Googlebot not following the rules

Discussion in 'robots.txt' started by C. Szeler, Jun 25, 2006.

  1. #1
    Over the past month, I've noticed Google's spidering being obsessed with constantly crawling pages which are disallowed in the robots.txt. The IPs check out, so its not an imposter bot... but it's totally hammering some phpbb pages I've disallowed such as login.php and posting.php.

    Here's what it looks like (notice hits are anywhere from 1-3 seconds apart).

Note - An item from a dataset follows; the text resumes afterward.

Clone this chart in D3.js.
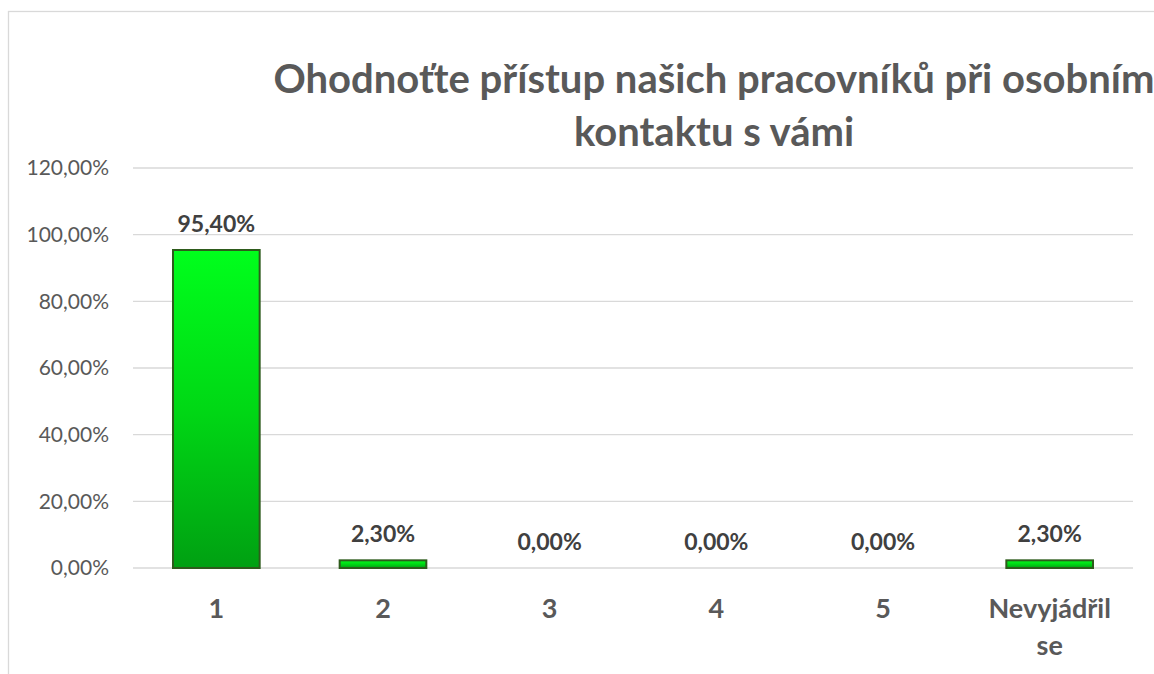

    66.249.66.4 - - [25/Jun/2006:07:45:23 -0400] "GET /forum/login.php?redirect=posting.php&mode=reply&t=5462&sid=50db820c1f8c72c005e0b3c26e41074e HTTP/1.1" 200 3091 "-" "Mozilla/5.0 (compatible; Googlebot/2.1; +http://www.google.com/bot.html)"
    66.249.66.4 - - [25/Jun/2006:07:45:24 -0400] "GET /forum/posting.php?mode=quote&p=225484&sid=1cd6df44f909d3ad262197073e09be46 HTTP/1.1" 302 26 "-" "Mozilla/5.0 (compatible; Googlebot/2.1; +http://www.google.com/bot.html)"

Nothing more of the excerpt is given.